Most teenagers don't spend their days watching an online webcam aimed at the project to gauge its progress. But the Borah High School junior enjoys tracking the tower's rise above the city when he's not cramming for tests in his advanced chemistry and physics classes.

"When the weather was warmer, we would take random trips to Downtown Boise to see it ourselves, and look at it from the balcony across the street," said his mother, Mary Gagnon.

When Gagnon's parents asked what he would like for Christmas, the teenager wanted nothing more than a closer look at the construction of his Boise icon.

"I was actually trying to put a pin on this, about why I'm so interested in cities," said Gagnon. "I think it has to do with my older brother Kyle, who was always playing Sim City. I would watch him play it, I would watch him build--and I would hardly do any of the building when I was younger--and just see the skylines rise in his virtual cities, it was really fascinating to me."

For Gagnon, Sim City's virtual buildings became the foundation for his interest in city planning.

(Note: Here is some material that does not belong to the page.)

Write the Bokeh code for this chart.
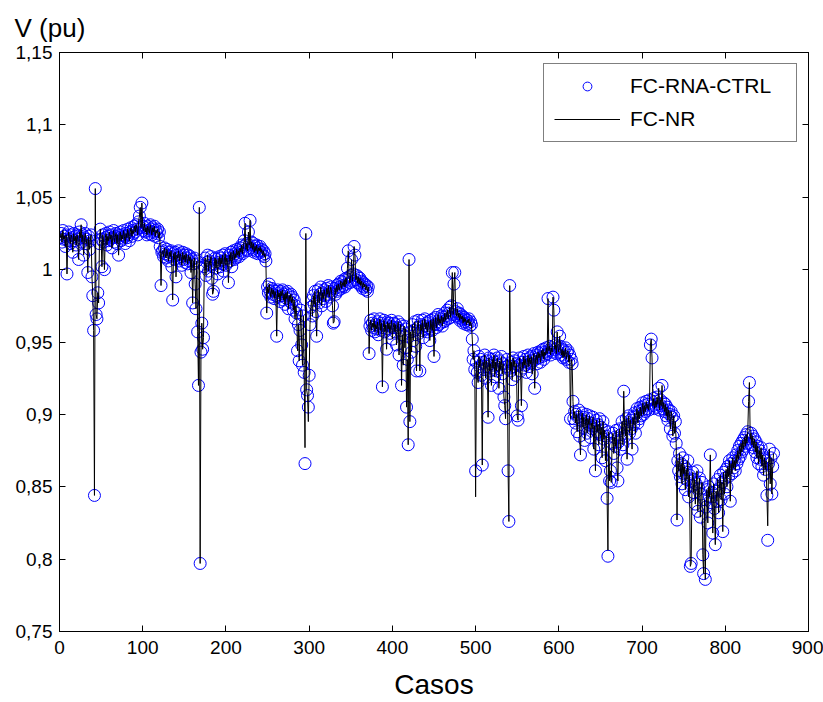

"I loved seeing how these huge structures would represent these societies that were building up around them," he said.

So to fulfill their son's Christmas wish, Gagnon's parents contacted Zion's Bank through an employee at a local branch. After making a few phone calls, the bank facilitated a tour with builders Engineered Structures, Inc.

Gagnon didn't find out until he looked under the tree Christmas morning.

"Zions put together a box of supplies to tour the building, including a vest and a hard hat, tape measure," said Mary. "We got it on camera as he opened the box."

Three weeks later, flanked by brother Kyle and sister-in-law Sam, Gagnon walked into ESI's Eighth and Main project office off Main Street Jan. 8 to meet project superintendent Jamal Nelson.

"Building is not just standing stuff up," Nelson told them. "It's communication. There are no robots out there putting stuff up. Each piece is a person."

For every ESI project, Nelson explained, he chooses a theme to motivate workers. He said the former Boise Hole was like a gladiator pit, and as such, the theme for the project would be gladiators. A metal helmet covered in spikes sat on the desk, to be awarded to an outstanding subcontractor when the project is finished, slated for January 2014.

"Does anyone get to wear that on site?" asked Gagnon.

"I tell my guys that if they see me come down to the site in the helmet, something's going to happen," replied Nelson.

After Nelson took the trio on a tour through the office, Gagnon donned the hard hat and vest to ascend into the building itself. Nelson took the teenager to the eighth story, and "showed him the building from top to bottom," according to his mother, before returning to the office wearing a wide grin.

"These beautiful skyscrapers," said Gagnon, still grinning. "They're kind of like an emblem for our city."